Israel’s military has closed an investigation into the deaths of 21 Palestinian civilians in Gaza in 2009, finding no one responsible for the shelling. It also ruled the accident was not a war crime and the civilians were not targeted deliberately.
The Military Advocate General wrote to the country’s Human Rights Group B'Tselem on Tuesday that the Military Police had closed the long-lasting probe.
"The investigation completely disproved any claim about deliberate harm to civilians, as well as haste and recklessness about possible harm to civilians, or criminal negligence," Israeli media quoted Major Dorit Tuval as writing.
The full text of the letter is available on the Human Rights Group’s website.

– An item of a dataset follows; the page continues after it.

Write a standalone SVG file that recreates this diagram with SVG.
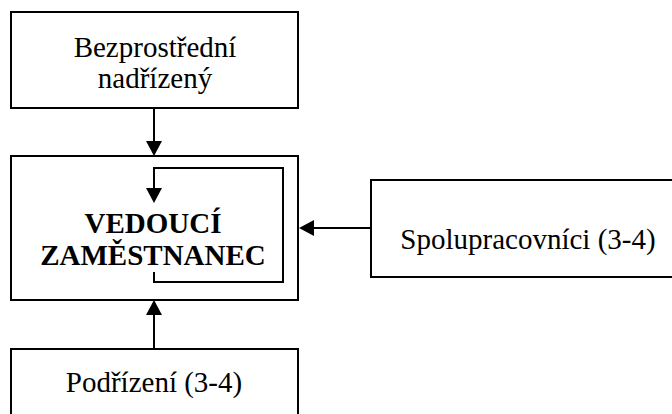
<svg xmlns="http://www.w3.org/2000/svg" width="672" height="414" viewBox="0 0 672 414">
  <style>
    .box { fill: #ffffff; stroke: #000000; stroke-width: 2; }
    text { font-family: 'Liberation Serif', 'Times New Roman', Times, serif; font-size: 29px; fill: #000000; text-anchor: middle; }
    .bold { font-weight: bold; }
    .link { fill: none; stroke: #000000; stroke-width: 2; marker-end: url(#head); }
  </style>
  <defs>
    <marker id="head" viewBox="0 0 15 16" markerWidth="15" markerHeight="16" refX="13" refY="8" orient="auto" markerUnits="userSpaceOnUse">
      <path d="M0,0 L15,8 L0,16 z" fill="#000000"/>
    </marker>
  </defs>

  <g id="superior">
    <rect class="box" x="11" y="12" width="287" height="96"/>
    <text x="155" y="57" font-family="Liberation Serif, serif">Bezprostřední</text>
    <text x="155" y="88" font-family="Liberation Serif, serif">nadřízený</text>
  </g>

  <g id="manager">
    <rect class="box" x="11" y="156" width="287" height="144"/>
    <text class="bold" x="153" y="233" font-family="Liberation Serif, serif">VEDOUCÍ</text>
    <text class="bold" x="153" y="265" font-family="Liberation Serif, serif">ZAMĚSTNANEC</text>
  </g>

  <g id="colleagues">
    <rect class="box" x="371" y="180" width="320" height="97"/>
    <text x="528" y="249" font-family="Liberation Serif, serif">Spolupracovníci (3-4)</text>
  </g>

  <g id="subordinates">
    <rect class="box" x="11" y="349" width="287" height="80"/>
    <text x="154" y="392" font-family="Liberation Serif, serif">Podřízení (3-4)</text>
  </g>

  <g id="connectors">
    <path class="link" d="M154,108 V154"/>
    <path class="link" d="M154,272 V282 H283 V168 H154 V201"/>
    <path class="link" d="M371,228 H301"/>
    <path class="link" d="M154,349 V302"/>
  </g>
</svg>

The investigation focused on the shelling on January 5, 2009, during the ground offensive stage of the three-week war in the Gaza strip, known as Operation Cast Lead.
Witnesses at the time said that on January 4, 2009, Israeli troops had ordered about 100 civilians in the Zeitun district to enter the house and stay there, out of their way.
But the following day the Israeli Air Force hit the house with its shells. It collapsed, killing 21 member of a single Palestinian Samouni family, including nine children and women, and injuring dozens of other family members.
Despite repeated requests by the Red Cross, B'Tselem, and other human rights organization, the army prevented removal of the injured people for two days, until 7 January. After the wounded persons were evacuated, the army demolished the house with the dead bodies inside, states B'Tselem’s website.
The military were therefore accused of launching the air strike on the building, despite knowing that it was occupied by civilians.
The case was highlighted in the report released separately in 2009 by former judge and commercial lawyer Richard Goldstone. Under a mandate of the UN Human Rights Council, Goldstone led a fact-finding mission to investigate war crimes and human rights violations in the Gaza War.
The report stated both Israel and the Islamist group Hamas were guilty of war crimes, which sparked outrage of Israel. It refused to cooperate further with the inquiry.
In response to the letter, Adv. Yael Stein, B'Tselem's head of research, said it is unacceptable that no one is found responsible for an action of the army that led to the killing of 21 uninvolved civilians, inside the building they entered under soldiers' orders, even if this was not done deliberately.
“The way the army has exempted itself of responsibility for this event, even if only to acknowledge its severity and clarify its circumstances, is intolerable. Shirking the responsibility for the deaths of hundreds of other civilians and the immense damage caused by operation Cast Lead demonstrates yet again the need for an Israeli investigation mechanism that is external to the army,” says a message on the Human Rights Group’s website.